After fighting for years to improve its care quality and avoid closure, one of the nation’s largest nursing homes has achieved Medicare recertification — clearing a vital final hurdle for its future viability.

San Francisco’s Laguna Honda Hospital and Rehabilitation Center — a massive, 150-year-old nursing home spread across multiple connected buildings — has now had its primary sources of funding fully restored. While only a small percentage of the 769-bed nursing home’s residents are Medicare recipients, the recertification is an important milestone and a signal of the facility’s future health. 

“Achieving this final step in the recertification process means Laguna Honda will be here to care for San Franciscans for generations to come,” said attorney David Chiu in a report released by the city Friday.

City policymakers and union leaders also celebrated the nursing home’s achievement Friday. 

Laguna Honda seemed destined to close entirely after the Centers for Medicare & Medicaid Services terminated its access to funding through Medicare and Medicaid in April 2022. The facility’s approximately 700 residents — many struggling with mental health and more than 40% not yet seniors — proved difficult to transfer, however. 

The nursing home, which is run by the city of San Francisco, makes up around 30% of the city’s total skilled nursing beds on its own. Among the transfers that did occur, several residents died shortly thereafter — causing a public outcry and drawing close attention from national leaders like US Secretary of Health and Human Services Xavier Becerra.

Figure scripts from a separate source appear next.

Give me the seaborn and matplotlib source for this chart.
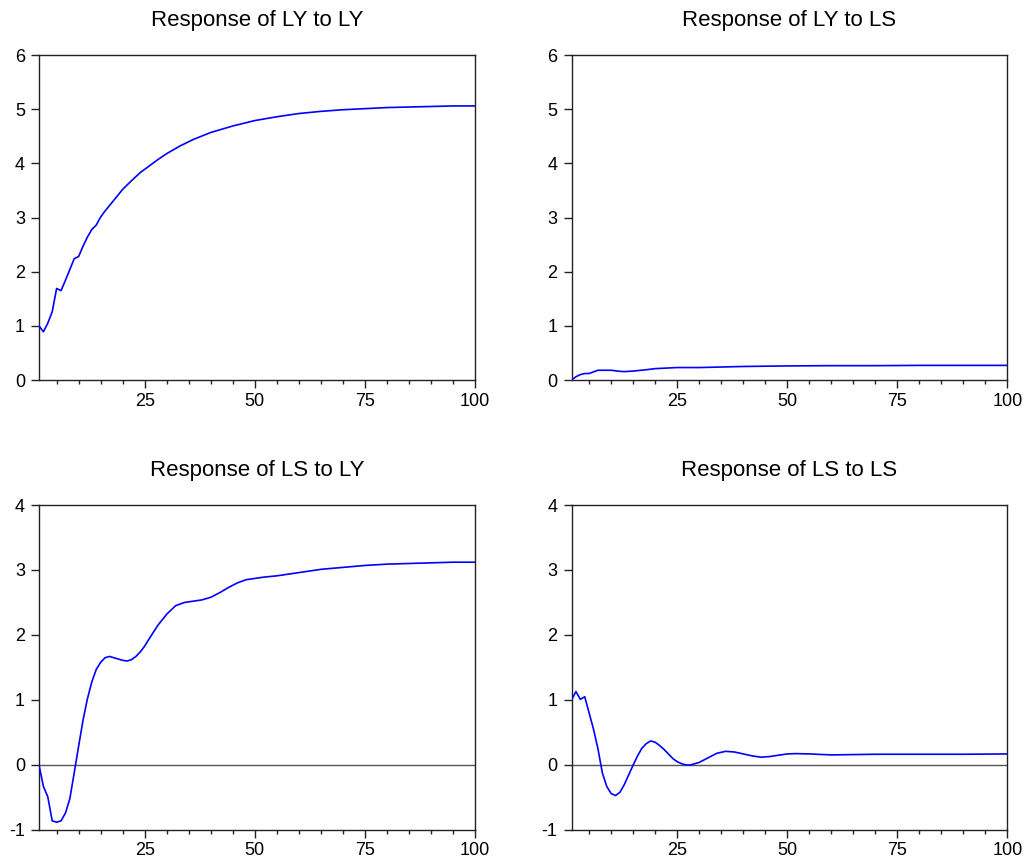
import pandas as pd
import matplotlib
matplotlib.use("Agg")
import matplotlib.pyplot as plt
import seaborn as sns
from matplotlib.ticker import MultipleLocator, FixedLocator

# Response of LY to LY
ly_ly_period = [1, 2, 3, 4, 5, 6, 7, 8, 9, 10, 11, 12, 13, 14, 15, 16, 18, 20, 22, 24,
                26, 28, 30, 33, 36, 40, 45, 50, 55, 60, 65, 70, 75, 80, 85, 90, 95, 100]
ly_ly_value = [1.0, 0.89, 1.05, 1.26, 1.69, 1.65, 1.84, 2.04, 2.24, 2.28, 2.47, 2.64, 2.78,
               2.86, 3.01, 3.12, 3.32, 3.52, 3.68, 3.83, 3.95, 4.07, 4.18, 4.32, 4.44, 4.57,
               4.69, 4.79, 4.86, 4.92, 4.96, 4.99, 5.01, 5.03, 5.04, 5.05, 5.06, 5.06]

# Response of LY to LS
ly_ls_period = [1, 2, 3, 4, 5, 6, 7, 8, 10, 12, 13, 15, 18, 20, 25, 30, 40, 50, 60, 70,
                80, 90, 100]
ly_ls_value = [0.0, 0.06, 0.10, 0.12, 0.12, 0.15, 0.18, 0.18, 0.18, 0.16, 0.155, 0.165,
               0.19, 0.21, 0.23, 0.23, 0.25, 0.26, 0.265, 0.265, 0.27, 0.27, 0.27]

# Response of LS to LY
ls_ly_period = [1, 2, 3, 4, 5, 6, 7, 8, 9, 10, 11, 12, 13, 14, 15, 16, 17, 18, 19, 20,
                21, 22, 23, 24, 25, 26, 28, 30, 32, 34, 36, 38, 40, 42, 44, 46, 48, 50,
                52, 55, 60, 65, 70, 75, 80, 85, 90, 95, 100]
ls_ly_value = [0.0, -0.33, -0.49, -0.86, -0.88, -0.86, -0.74, -0.52, -0.12, 0.29, 0.69,
               1.02, 1.28, 1.47, 1.58, 1.65, 1.67, 1.65, 1.63, 1.61, 1.60, 1.62, 1.67,
               1.74, 1.83, 1.94, 2.15, 2.32, 2.45, 2.50, 2.52, 2.54, 2.58, 2.65, 2.73,
               2.80, 2.85, 2.87, 2.89, 2.91, 2.96, 3.01, 3.04, 3.07, 3.09, 3.10, 3.11,
               3.12, 3.12]

# Response of LS to LS
ls_ls_period = [1, 2, 3, 4, 5, 6, 7, 8, 9, 10, 11, 12, 13, 14, 15, 16, 17, 18, 19, 20,
                21, 22, 23, 24, 25, 26, 27, 28, 30, 32, 34, 36, 38, 40, 42, 44, 46, 48,
                50, 52, 55, 60, 65, 70, 80, 90, 100]
ls_ls_value = [1.0, 1.13, 1.01, 1.05, 0.80, 0.55, 0.25, -0.12, -0.33, -0.44, -0.47, -0.42,
               -0.30, -0.15, 0.0, 0.14, 0.26, 0.33, 0.37, 0.35, 0.30, 0.24, 0.17, 0.10,
               0.05, 0.02, 0.0, 0.0, 0.04, 0.11, 0.18, 0.21, 0.20, 0.17, 0.14, 0.12, 0.13,
               0.15, 0.17, 0.175, 0.17, 0.155, 0.16, 0.165, 0.165, 0.165, 0.17]

panels = [
    ("Response of LY to LY", ly_ly_period, ly_ly_value, (0, 6)),
    ("Response of LY to LS", ly_ls_period, ly_ls_value, (0, 6)),
    ("Response of LS to LY", ls_ly_period, ls_ly_value, (-1, 4)),
    ("Response of LS to LS", ls_ls_period, ls_ls_value, (-1, 4)),
]

sns.set_style("ticks")
plt.rcParams["font.family"] = ["Liberation Sans", "DejaVu Sans"]
plt.rcParams["xtick.direction"] = "out"
plt.rcParams["ytick.direction"] = "out"
plt.rcParams["axes.unicode_minus"] = False
plt.rcParams["text.color"] = "black"
plt.rcParams["xtick.color"] = "#222222"
plt.rcParams["ytick.color"] = "#222222"
plt.rcParams["xtick.labelcolor"] = "black"
plt.rcParams["ytick.labelcolor"] = "black"

fig = plt.figure(figsize=(10.29, 8.68), dpi=100)

lefts = [0.0379, 0.5554]
bottoms = [0.5622, 0.0438]
width = 0.4237
height = 0.3744

for i, (title, period, value, ylim) in enumerate(panels):
    ax = fig.add_axes([lefts[i % 2], bottoms[i // 2], width, height])
    df = pd.DataFrame({"period": period, "value": value})
    if ylim[0] < 0:
        ax.axhline(0, color="#555555", lw=1, zorder=1)
    sns.lineplot(data=df, x="period", y="value", ax=ax, color="#0000ff", lw=1.2, zorder=3)
    ax.set_xlim(1, 100)
    ax.set_ylim(*ylim)
    ax.xaxis.set_major_locator(FixedLocator([25, 50, 75, 100]))
    ax.xaxis.set_minor_locator(MultipleLocator(5))
    ax.yaxis.set_major_locator(MultipleLocator(1))
    ax.tick_params(axis="x", which="major", length=6, width=1, labelsize=13, pad=3)
    ax.tick_params(axis="x", which="minor", length=3, width=1)
    ax.tick_params(axis="y", which="major", length=6, width=1, labelsize=13, pad=4)
    ax.set_xlabel("")
    ax.set_ylabel("")
    ax.set_title(title, fontsize=16, pad=21, color="black")
    for s in ax.spines.values():
        s.set_visible(True)
        s.set_linewidth(1)
        s.set_color("#222222")

fig.savefig("out.png", dpi=100)
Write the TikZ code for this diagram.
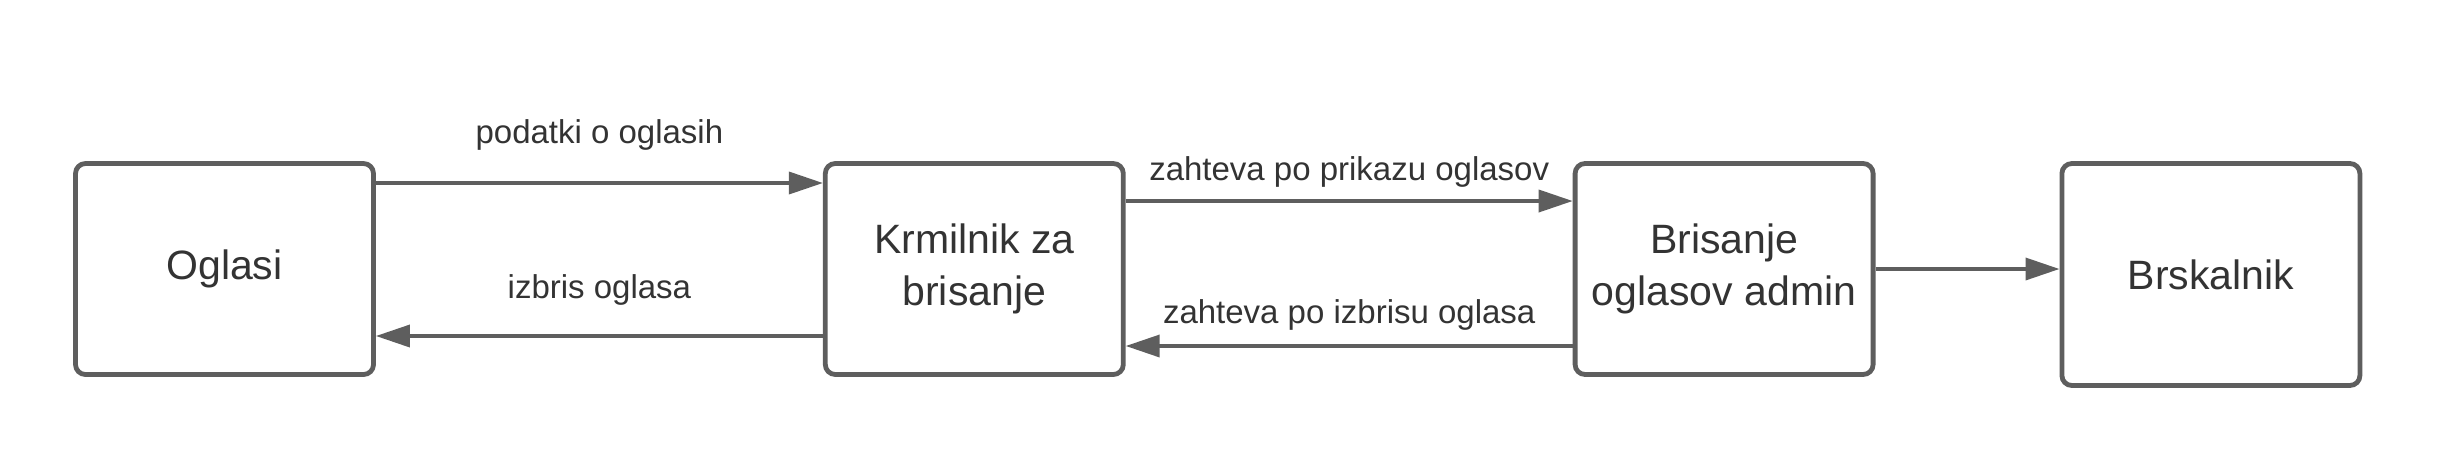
\documentclass[tikz,border=0pt]{standalone}
\usepackage{fontspec}
\setmainfont{Liberation Sans}
\usetikzlibrary{positioning, arrows.meta}
\definecolor{linegray}{HTML}{5E5E5E}
\definecolor{textgray}{HTML}{333333}
\begin{document}
\begin{tikzpicture}[
        x                   = 0.5pt,
        y                   = -0.5pt,
        node distance       = 223.5pt,
        box/.style          = {draw=linegray, line width=2.4pt, rounded corners=5pt, fill=white,
                               minimum width=149pt, minimum height=105.5pt, align=center,
                               text=textgray, font=\fontsize{20.5}{26}\selectfont},
        flow/.style         = {draw=linegray, line width=1.8pt, -{Triangle[length=17pt, width=11pt]}},
        lbl/.style          = {text=textgray, font=\fontsize{16.5}{20}\selectfont, anchor=base},
    ]
    \useasboundingbox (0,0) rectangle (2438,463);

    \node[box] (oglasi) at (224.5,269) {Oglasi};
    \node[box, right=of oglasi] (krmilnik) {Krmilnik za\\brisanje};
    \node[box, right=of krmilnik] (brisanje) {Brisanje\\oglasov admin};
    \node[box, minimum height=111pt, right=92pt of brisanje.north east, anchor=north west] (brskalnik) {Brskalnik};

    % povezave
    \draw[flow] ([yshift=43pt]oglasi.east) -- ([yshift=43pt]krmilnik.west)
        node[lbl, midway, yshift=20pt] {podatki o oglasih};
    \draw[flow] ([yshift=-33.5pt]krmilnik.west) -- ([yshift=-33.5pt]oglasi.east)
        node[lbl, midway, yshift=19pt] {izbris oglasa};
    \draw[flow] ([yshift=34pt]krmilnik.east) -- ([yshift=34pt]brisanje.west)
        node[lbl, midway, yshift=10.5pt] {zahteva po prikazu oglasov};
    \draw[flow] ([yshift=-38.5pt]brisanje.west) -- ([yshift=-38.5pt]krmilnik.east)
        node[lbl, midway, yshift=11.5pt] {zahteva po izbrisu oglasa};
    \draw[flow] (brisanje.east) -- (brisanje.east -| brskalnik.west);
\end{tikzpicture}
\end{document}
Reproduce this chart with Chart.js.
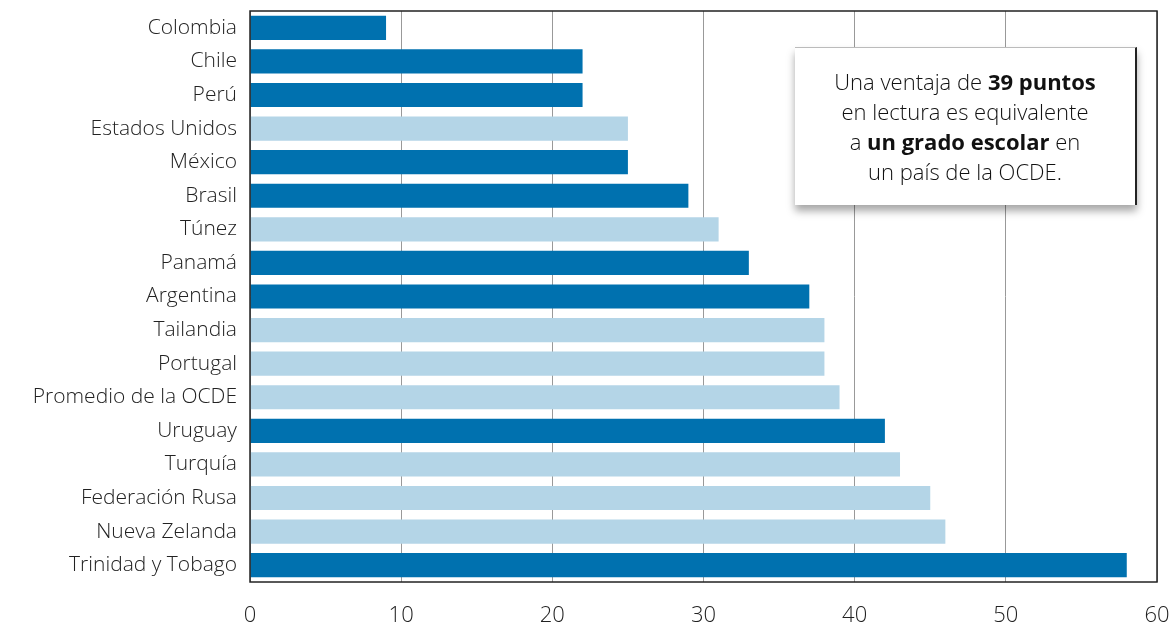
<!DOCTYPE html>
<html>
<head>
<meta charset="utf-8">
<script src="https://cdn.jsdelivr.net/npm/chart.js@4"></script>
<style>
    html, body { margin: 0; padding: 0; background: #fff; overflow: hidden; }
    #wrap { position: relative; width: 1172px; height: 627px; }
    #note {
        position: absolute;
        left: 795px; top: 47px; width: 342px; height: 158px;
        box-sizing: border-box;
        background: #fff;
        border-top: 1px solid #bbb;
        border-right: 2px solid #222;
        box-shadow: 0 6px 8px rgba(0,0,0,0.35);
        font-family: "Open Sans", sans-serif;
        font-weight: 300;
        font-size: 22px;
        line-height: 30px;
        color: #111;
        text-align: center;
        padding-top: 18px;
    }
    #note b { font-weight: 700; }
</style>
</head>
<body>
<div id="wrap">
    <canvas id="chart" width="1172" height="627"></canvas>
    <div id="note">Una ventaja de <b>39 puntos</b><br>en lectura es equivalente<br>a <b>un grado escolar</b> en<br>un país de la OCDE.</div>
</div>
<script>
'use strict';

// ── Data ────────────────────────────────────────
const countries = [
    'Colombia', 'Chile', 'Perú', 'Estados Unidos', 'México', 'Brasil', 'Túnez',
    'Panamá', 'Argentina', 'Tailandia', 'Portugal', 'Promedio de la OCDE',
    'Uruguay', 'Turquía', 'Federación Rusa', 'Nueva Zelanda', 'Trinidad y Tobago'
];
const points = [9, 22, 22, 25, 25, 29, 31, 33, 37, 38, 38, 39, 42, 43, 45, 46, 58];
// true = Latin America & Caribbean (dark blue)
const isLatam = [true, true, true, false, true, true, false, true, true, false, false, false, true, false, false, false, true];
const xTicks = [0, 10, 20, 30, 40, 50, 60];

const darkBlue = '#0071AF';
const lightBlue = '#B4D5E7';
const font = "'Open Sans', sans-serif";

// frame around the plot area
const framePlugin = {
    id: 'frame',
    afterDraw(chart) {
        const { ctx, chartArea: a } = chart;
        ctx.save();
        ctx.strokeStyle = '#222';
        ctx.lineWidth = 1.5;
        ctx.strokeRect(a.left, a.top, a.right - a.left, a.bottom - a.top);
        ctx.restore();
    }
};

new Chart(document.getElementById('chart'), {
    type: 'bar',
    data: {
        labels: countries,
        datasets: [{
            data: points,
            backgroundColor: isLatam.map(d => d ? darkBlue : lightBlue),
            barPercentage: 0.72,
            categoryPercentage: 1,
        }],
    },
    options: {
        indexAxis: 'y',
        responsive: false,
        animation: false,
        layout: { padding: { top: 11, right: 15, bottom: 0, left: 0 } },
        plugins: {
            legend: { display: false },
            tooltip: { enabled: false },
        },
        scales: {
            x: {
                min: 0,
                max: 60,
                afterBuildTicks: (axis) => { axis.ticks = xTicks.map(v => ({ value: v })); },
                grid: { color: '#999', lineWidth: 1, drawTicks: false },
                border: { display: false },
                ticks: { color: '#222', padding: 21, font: { family: font, size: 22, weight: '300' } },
                afterFit: (axis) => {
                    axis.height = 45;
                    axis.paddingLeft = 0;
                    axis.paddingRight = 0;
                },
            },
            y: {
                grid: { display: false, drawTicks: false },
                border: { display: false },
                ticks: { color: '#222', padding: 13, font: { family: font, size: 21, weight: '300' } },
                afterFit: (axis) => {
                    axis.width = 250;
                    axis.paddingTop = 0;
                    axis.paddingBottom = 0;
                },
            },
        },
    },
    plugins: [framePlugin],
});
</script>
</body>
</html>
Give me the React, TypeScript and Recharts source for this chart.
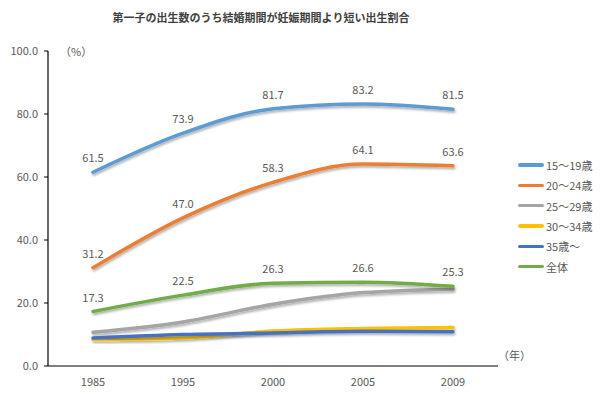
import React from 'react';
import { LineChart, Line, XAxis, YAxis, LabelList } from 'recharts';

const years = ['1985', '1995', '2000', '2005', '2009'];
const age15to19 = [61.5, 73.9, 81.7, 83.2, 81.5];
const age20to24 = [31.2, 47.0, 58.3, 64.1, 63.6];
const age25to29 = [10.7, 14.0, 19.6, 23.3, 24.4];
const age30to34 = [8.4, 8.9, 11.1, 11.9, 12.2];
const age35plus = [8.9, 10.0, 10.5, 11.0, 10.9];
const total = [17.3, 22.5, 26.3, 26.6, 25.3];
const yTicks = [0, 20, 40, 60, 80, 100];

const series = [
  { key: 's1', name: '15～19歳', values: age15to19, color: '#5B9BD5', label: true },
  { key: 's2', name: '20～24歳', values: age20to24, color: '#ED7D31', label: true },
  { key: 's3', name: '25～29歳', values: age25to29, color: '#A5A5A5', label: false },
  { key: 's4', name: '30～34歳', values: age30to34, color: '#FFC000', label: false },
  { key: 's5', name: '35歳～', values: age35plus, color: '#4472C4', label: false },
  { key: 's6', name: '全体', values: total, color: '#70AD47', label: true },
];

const data = years.map((y, i) => {
  const row: any = { year: y, idx: i + 0.5 };
  series.forEach((s) => (row[s.key] = s.values[i]));
  return row;
});

const FONT = '"Noto Sans CJK JP", "Noto Sans", sans-serif';
const GRAY = '#595959';

export default function App() {
  return (
    <div style={{ position: 'absolute', left: 0, top: 0, width: 600, height: 399, background: '#fff', fontFamily: FONT }}>
      <svg width={0} height={0} style={{ position: 'absolute' }}>
        <defs>
          <filter id="sh" x="-10%" y="-30%" width="120%" height="160%">
            <feDropShadow dx="1" dy="2" stdDeviation="1.2" floodColor="#000" floodOpacity="0.3" />
          </filter>
        </defs>
      </svg>
      <div style={{ position: 'absolute', left: 0, width: 522, top: 9, textAlign: 'center', fontSize: 11, fontWeight: 'bold', color: '#404040' }}>
        第一子の出生数のうち結婚期間が妊娠期間より短い出生割合
      </div>
      <div style={{ position: 'absolute', left: 60, top: 43, fontSize: 11, color: GRAY }}>（%）</div>
      <div style={{ position: 'absolute', left: 498, top: 347, fontSize: 11, color: GRAY }}>（年）</div>
      <div style={{ position: 'absolute', left: 518, top: 155 }}>
        {series.map((s) => (
          <div key={s.key} style={{ display: 'flex', alignItems: 'center', height: 20.3 }}>
            <div style={{ width: 26, height: 3.5, background: s.color, borderRadius: 2, marginRight: 2 }} />
            <span style={{ fontSize: 11, color: GRAY }}>{s.name}</span>
          </div>
        ))}
      </div>
      <LineChart width={600} height={399} data={data} margin={{ top: 51, right: 102, bottom: 0, left: 0 }} style={{ position: 'absolute', left: 0, top: 0 }}>
        <XAxis
          xAxisId="b"
          dataKey="idx"
          type="number"
          domain={[0, 5]}
          ticks={[1, 2, 3, 4, 5]}
          tick={false}
          mirror
          tickSize={5}
          axisLine={false}
          height={0}
          tickLine={{ stroke: '#000' }}
        />
        <XAxis
          dataKey="year"
          height={33}
          padding={{ left: 45, right: 45 }}
          tickLine={false}
          axisLine={{ stroke: '#000', strokeWidth: 1.2 }}
          tick={{ fontSize: 11, fill: GRAY, fontFamily: FONT }}
          tickMargin={6}
        />
        <YAxis
          width={48}
          domain={[0, 100]}
          ticks={yTicks}
          tickFormatter={(v: number) => v.toFixed(1)}
          tickSize={4}
          axisLine={{ stroke: '#000', strokeWidth: 1.2 }}
          tickLine={{ stroke: '#000' }}
          tick={{ fontSize: 11, fill: GRAY, fontFamily: FONT }}
          tickMargin={6}
        />
        {series.map((s) => (
          <Line
            key={s.key}
            dataKey={s.key}
            type="monotone"
            stroke={s.color}
            strokeWidth={3.5}
            dot={false}
            isAnimationActive={false}
            filter="url(#sh)"
            strokeLinecap="round"
          >
            {s.label && (
              <LabelList dataKey={s.key} position="top" offset={10} fontSize={11} fill={GRAY} fontFamily={FONT} formatter={(v: any) => Number(v).toFixed(1)} />
            )}
          </Line>
        ))}
      </LineChart>
    </div>
  );
}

Rather than close the facility, a deal was struck to massively overhaul the care delivered at Laguna Honda. A 960-step plan has been in place ever since — spurring two years of bringing on new leadership, training staff, updating policies, expanding resident councils and improving Laguna Honda’s buildings.

Laguna Honda achieved Medicaid recertification in August 2023, ensuring that the care delivered to more than 95% of its vulnerable residents could be paid for with government funding. The facility had achieved rapid improvement in numerous areas where surveyors had previously found it deficient — including slashing the use of unnecessary restraints, improving nutrition and reducing the prevalence of pressure ulcers.